Zdeb poinformował, że w podobnej sytuacji jest także klinika lecząca nowotwory u dorosłych. Tam za nadwykonania NFZ jest winien ponad 3 mln zł. Łączna wartość wykonanych w naszym szpitalu, a niezapłaconych świadczeń medycznych w okresie od 2008 r. do końca października 2010 r. wynosi około 20 mln zł - powiedział dyrektor.

Narodowy Fundusz Zdrowia twierdzi, że szuka pieniędzy do załatania budżetowej dziury we wrocławskim szpitalu.

Według wiceministra zdrowia Marka Twardowskiego wrocławski szpital nie ma prawa odmawiać pacjentom leczenia. Zgodnie z obowiązującym prawem w Polsce, wszyscy muszą wykonywać procedury ratujące życie. Transplantacje np. szpiku są procedurami ratującymi życie.
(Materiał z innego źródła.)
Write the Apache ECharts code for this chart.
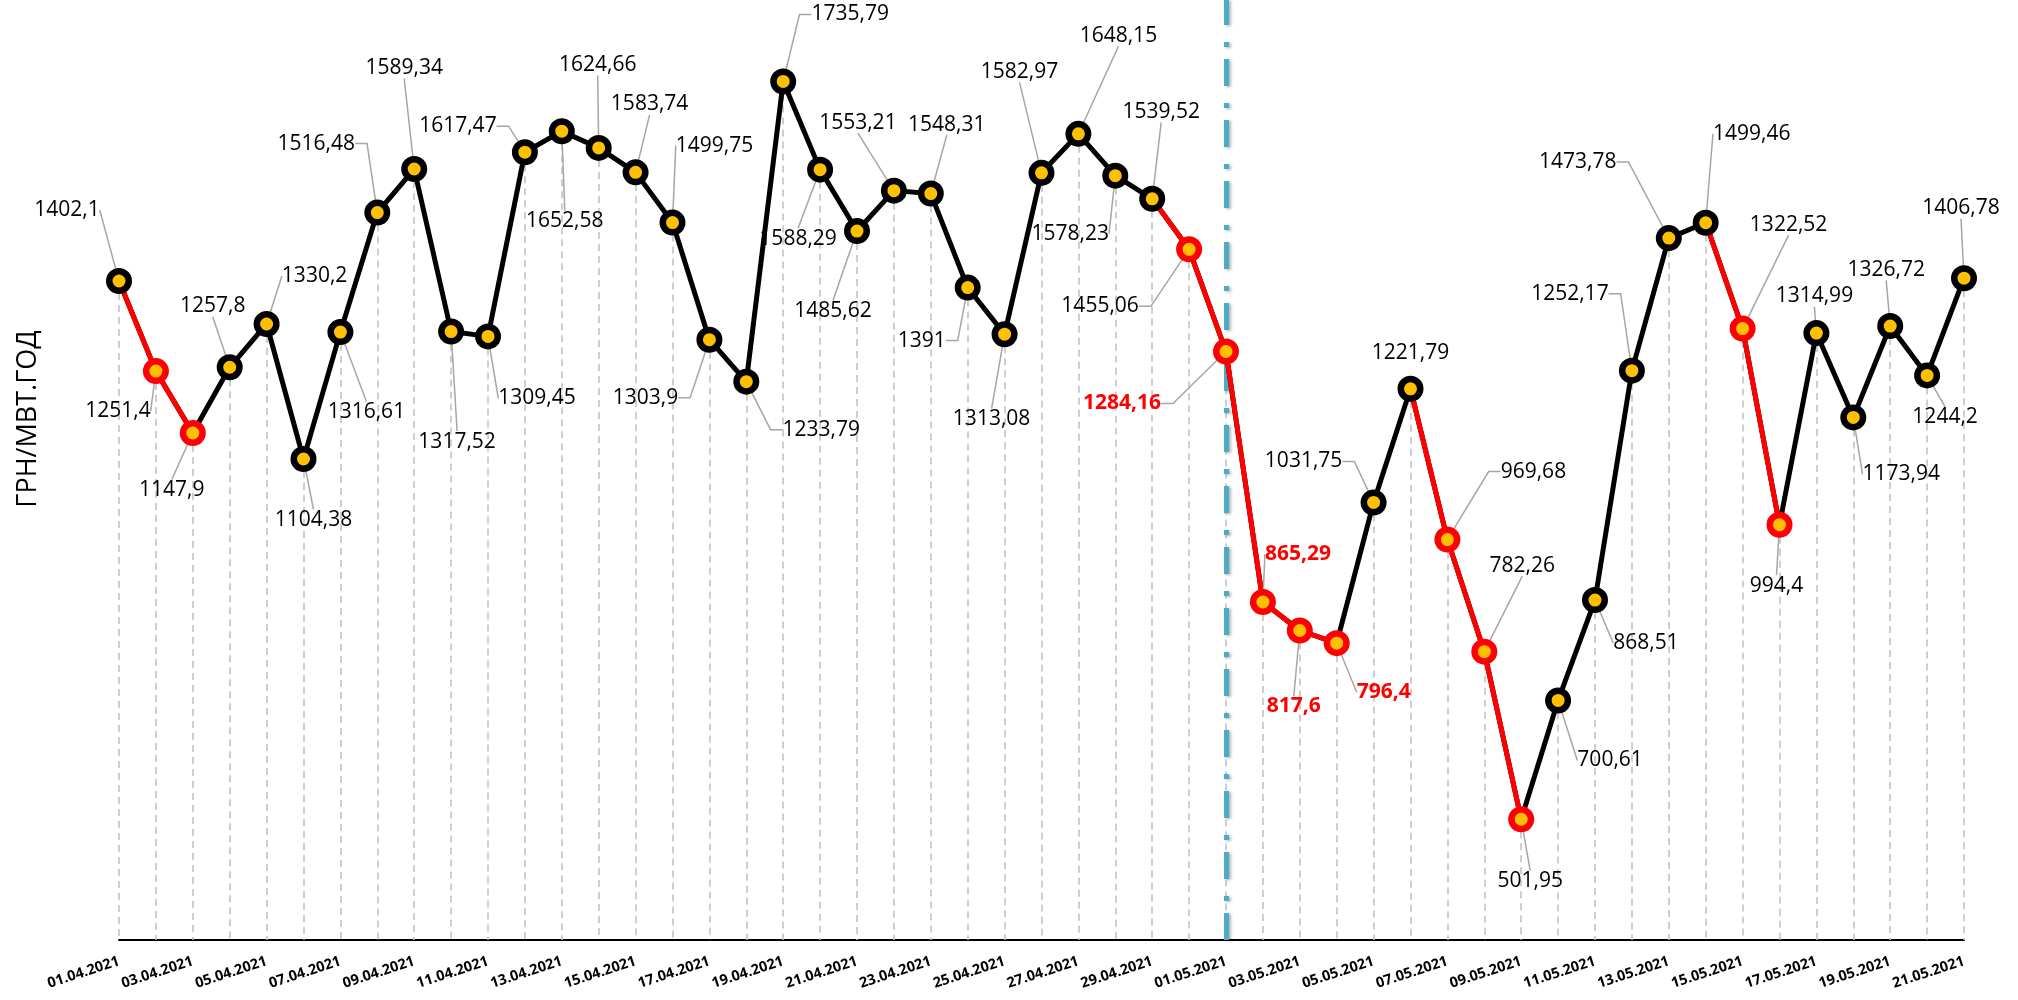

Nigdy się nie zdarzyło, żeby ten gmach - dopóki te procedury były opłacane przez ministra zdrowia - komukolwiek za taką procedurę nie zapłacił - podkreśla Twardowski.
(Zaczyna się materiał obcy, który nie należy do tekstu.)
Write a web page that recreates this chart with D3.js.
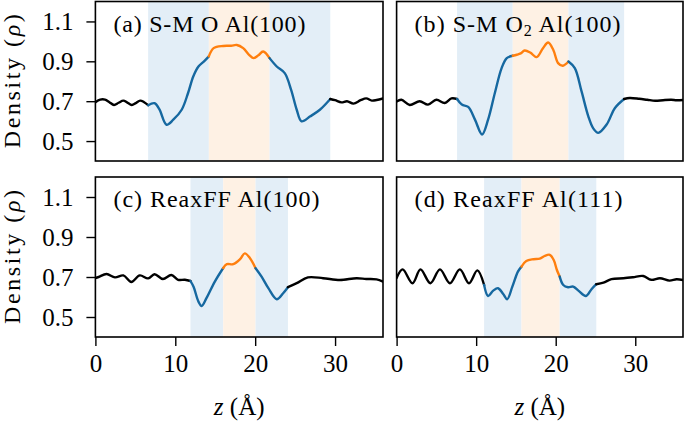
<!DOCTYPE html>
<html><head><meta charset="utf-8">
<script src="https://cdn.jsdelivr.net/npm/d3@7"></script>
<style>body{margin:0;background:#fff}</style>
</head><body>
<svg id="c" width="685" height="425" xmlns="http://www.w3.org/2000/svg"></svg>
<script>
// ---- data ----
const xTicks = [0, 10, 20, 30];
const yTicks = [0.5, 0.7, 0.9, 1.1];
const yTickLabels = ["0.5", "0.7", "0.9", "1.1"];
const xTickLabels = ["0", "10", "20", "30"];

const zA = [0.0,0.6,1.2,1.75,2.33,2.9,3.5,4.0,4.55,5.05,5.6,6.1,6.6,7.4,8.0,8.9,9.75,10.8,11.6,12.25,12.9,13.6,14.2,14.8,16.0,17.0,17.7,18.5,19.3,19.8,20.4,21.0,21.8,22.7,23.7,24.5,25.2,25.8,26.9,28.1,29.4,30.0,30.8,31.5,32.3,33.2,33.9,34.6,35.2,36.0];
const rhoA = [0.695,0.708,0.708,0.695,0.681,0.692,0.703,0.693,0.681,0.69,0.703,0.695,0.680,0.690,0.660,0.582,0.607,0.657,0.741,0.824,0.874,0.900,0.925,0.966,0.977,0.978,0.982,0.966,0.930,0.916,0.930,0.949,0.916,0.874,0.841,0.757,0.657,0.599,0.624,0.657,0.711,0.705,0.694,0.700,0.688,0.705,0.714,0.703,0.706,0.714];
const regionsA = [6.6, 14.2, 21.8, 29.4];

const zB = [0.0,0.6,1.65,2.9,3.95,5.0,6.05,6.9,7.6,8.2,9.0,9.85,10.75,11.5,12.35,13.2,13.85,14.6,15.1,15.6,16.1,16.8,17.6,18.4,19.05,19.7,20.3,20.9,21.6,22.4,23.25,24.1,24.7,25.35,26.4,27.45,28.6,29.3,30.5,31.5,32.5,33.5,34.5,35.2,36.0];
const rhoB = [0.698,0.707,0.681,0.700,0.683,0.707,0.691,0.714,0.711,0.683,0.671,0.6075,0.533,0.607,0.741,0.866,0.916,0.928,0.933,0.940,0.954,0.944,0.921,0.966,0.994,0.957,0.891,0.878,0.899,0.866,0.749,0.624,0.565,0.541,0.583,0.666,0.711,0.716,0.712,0.707,0.702,0.705,0.707,0.705,0.706];
const regionsB = [7.6, 14.6, 21.6, 28.6];

const zC = [0.0,0.4,1.4,2.45,3.5,4.5,5.55,6.6,7.4,8.45,9.5,10.35,11.2,11.9,12.3,12.9,13.3,13.9,14.95,16.0,16.45,17.25,18.1,18.7,19.35,20.05,20.8,21.65,22.7,23.5,24.1,25.2,26.6,28.5,30.6,32.7,33.9,35.2,36.0];
const rhoC = [0.695,0.700,0.715,0.698,0.708,0.675,0.708,0.693,0.714,0.690,0.710,0.686,0.686,0.680,0.650,0.577,0.555,0.594,0.677,0.745,0.764,0.764,0.789,0.818,0.794,0.744,0.702,0.644,0.589,0.619,0.649,0.669,0.698,0.694,0.685,0.694,0.690,0.688,0.677];
const regionsC = [11.9, 16.0, 20.05, 24.1];

const zD = [0.0,0.76,2.0,3.0,4.25,5.45,6.7,7.95,9.1,10.15,11.0,11.5,12.15,12.75,13.4,13.9,14.55,15.25,15.7,16.3,17.2,18.0,18.6,19.25,19.75,20.15,20.5,20.95,21.55,22.2,22.85,23.8,24.5,25.1,26.0,27.0,28.5,29.7,31.0,32.0,33.1,34.3,35.2,36.0];
const rhoD = [0.695,0.738,0.669,0.738,0.669,0.738,0.669,0.738,0.669,0.733,0.660,0.605,0.632,0.644,0.615,0.589,0.652,0.727,0.752,0.780,0.789,0.792,0.805,0.811,0.785,0.735,0.702,0.660,0.649,0.652,0.632,0.605,0.639,0.664,0.672,0.689,0.694,0.699,0.705,0.686,0.694,0.682,0.689,0.685];
const regionsD = [11.0, 15.7, 20.5, 25.1];

const labels = [
  [["(a) S-M O Al(100)", null]],
  [["(b) S-M O", null], ["2", "sub"], [" Al(100)", null]],
  [["(c) ReaxFF Al(100)", null]],
  [["(d) ReaxFF Al(111)", null]]
];
const labelLengths = [192, 206, 206, 208];

// ---- layout ----
const svg = d3.select("#c");
const FONT = "'Liberation Serif', 'Times New Roman', serif";
const cols = [[95.4, 383], [396.6, 683]];
const rows = [[1.5, 161], [177, 337]];
const panels = [
  {z: zA, r: rhoA, reg: regionsA, lab: labels[0], len: labelLengths[0], col: 0, row: 0},
  {z: zB, r: rhoB, reg: regionsB, lab: labels[1], len: labelLengths[1], col: 1, row: 0},
  {z: zC, r: rhoC, reg: regionsC, lab: labels[2], len: labelLengths[2], col: 0, row: 1},
  {z: zD, r: rhoD, reg: regionsD, lab: labels[3], len: labelLengths[3], col: 1, row: 1}
];
const blueLine = "#1668a0", orangeLine = "#ff7f0e";
const blueBand = "#e3eef7", orangeBand = "#fef1e4";

panels.forEach((p, i) => {
  const [x0, x1] = cols[p.col];
  const [y0, y1] = rows[p.row];
  const x = d3.scaleLinear().domain([0, 36]).range([x0, x1]);
  const y = d3.scaleLinear().domain([0.4, 1.2]).range([y1, y0]);
  const g = svg.append("g");
  const clipId = "clip" + i;
  svg.append("clipPath").attr("id", clipId).append("rect")
    .attr("x", x0).attr("y", y0).attr("width", x1 - x0).attr("height", y1 - y0);
  const inner = g.append("g").attr("clip-path", `url(#${clipId})`);
  // bands
  const bands = [[p.reg[0], p.reg[1], blueBand], [p.reg[1], p.reg[2], orangeBand], [p.reg[2], p.reg[3], blueBand]];
  bands.forEach(b => {
    inner.append("rect").attr("x", x(b[0])).attr("y", y0).attr("width", x(b[1]) - x(b[0])).attr("height", y1 - y0).attr("fill", b[2]);
  });
  // line segments
  const pts = p.z.map((zz, k) => [zz, p.r[k]]);
  const segs = [[-1, p.reg[0], "#000"], [p.reg[0], p.reg[1], blueLine], [p.reg[1], p.reg[2], orangeLine], [p.reg[2], p.reg[3], blueLine], [p.reg[3], 99, "#000"]];
  const line = d3.line().x(d => x(d[0])).y(d => y(d[1])).curve(d3.curveCatmullRom.alpha(0.5));
  segs.forEach(s => {
    const sp = pts.filter(d => d[0] >= s[0] - 1e-9 && d[0] <= s[1] + 1e-9);
    inner.append("path").attr("d", line(sp)).attr("fill", "none").attr("stroke", s[2])
      .attr("stroke-width", 2.4).attr("stroke-linecap", "round").attr("stroke-linejoin", "round");
  });
  // frame
  g.append("rect").attr("x", x0).attr("y", y0).attr("width", x1 - x0).attr("height", y1 - y0)
    .attr("fill", "none").attr("stroke", "#000").attr("stroke-width", 1.6);
  // y axis
  if (p.col === 0) {
    const ax = g.append("g").attr("transform", `translate(${x0},0)`)
      .call(d3.axisLeft(y).tickValues(yTicks).tickSize(9).tickPadding(13).tickFormat((d, k) => yTickLabels[k]));
    ax.select(".domain").remove();
    ax.selectAll("line").attr("stroke-width", 1.4);
    ax.selectAll("text").attr("font-family", FONT).attr("font-size", 25).attr("fill", "#000");
    const yl = svg.append("text").attr("transform", `translate(20,${(y0 + y1) / 2}) rotate(-90)`)
      .attr("text-anchor", "middle").attr("font-family", FONT).attr("font-size", 24)
      .attr("textLength", 134).attr("lengthAdjust", "spacing");
    yl.append("tspan").text("Density (");
    yl.append("tspan").attr("font-style", "italic").text("ρ");
    yl.append("tspan").text(")");
  }
  // x axis
  if (p.row === 1) {
    const ax = g.append("g").attr("transform", `translate(0,${y1})`)
      .call(d3.axisBottom(x).tickValues(xTicks).tickSize(9).tickPadding(8).tickFormat((d, k) => xTickLabels[k]));
    ax.select(".domain").remove();
    ax.selectAll("line").attr("stroke-width", 1.4);
    ax.selectAll("text").attr("font-family", FONT).attr("font-size", 25).attr("fill", "#000");
    const t = svg.append("text").attr("x", (x0 + x1) / 2).attr("y", 415)
      .attr("text-anchor", "middle").attr("font-family", FONT).attr("font-size", 25);
    t.append("tspan").attr("font-style", "italic").text("z");
    t.append("tspan").text(" (Å)");
  }
  // panel label
  const lt = g.append("text").attr("x", x0 + 18).attr("y", y0 + 30)
    .attr("font-family", FONT).attr("font-size", 24).attr("fill", "#000")
    .attr("textLength", p.len).attr("lengthAdjust", "spacing");
  p.lab.forEach(part => {
    if (part[1] === "sub") {
      lt.append("tspan").attr("font-size", 16).attr("dy", 4).text(part[0]);
    } else {
      const ts = lt.append("tspan").text(part[0]);
      if (lt.selectAll("tspan").size() > 1) ts.attr("dy", -4);
    }
  });
});
</script>
</body></html>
Procedury transplantacyjne zostały przekazane do Narodowego Funduszu Zdrowia, są to procedury ratujące życie. One są oczywiście drogie. Taka procedura transplantacji szpiku kosztuje ćwierć miliona. Ale NFZ, jeżeli nawet jest to już poza kontraktem, to oczywiście, że zapłaci, bo tak było do tej pory - zaznaczył.

Wiceminister dodał, że dyrektor wrocławskiego szpitala powinien spotkać się z dyrektorem wrocławskiego NFZ i wyjaśnić wątpliwości.

Według rzeczniczki dolnośląskiego NFZ Joanny Mierzwińskiej klinika prof. Alicji Chybickiej na chwilę obecną ma niezapłacone za nadwykonania 1,8 mln zł. Mierzwińska zapewniła, że fundusz będzie płacił za świadczenia ratujących życie i nie zabraknie pieniędzy na leczenie dzieci z chorobą nowotworową. Pieniądze miały być zapłacone w grudniu, ale postaramy się przyśpieszyć procedury - dodała Mierzwińska.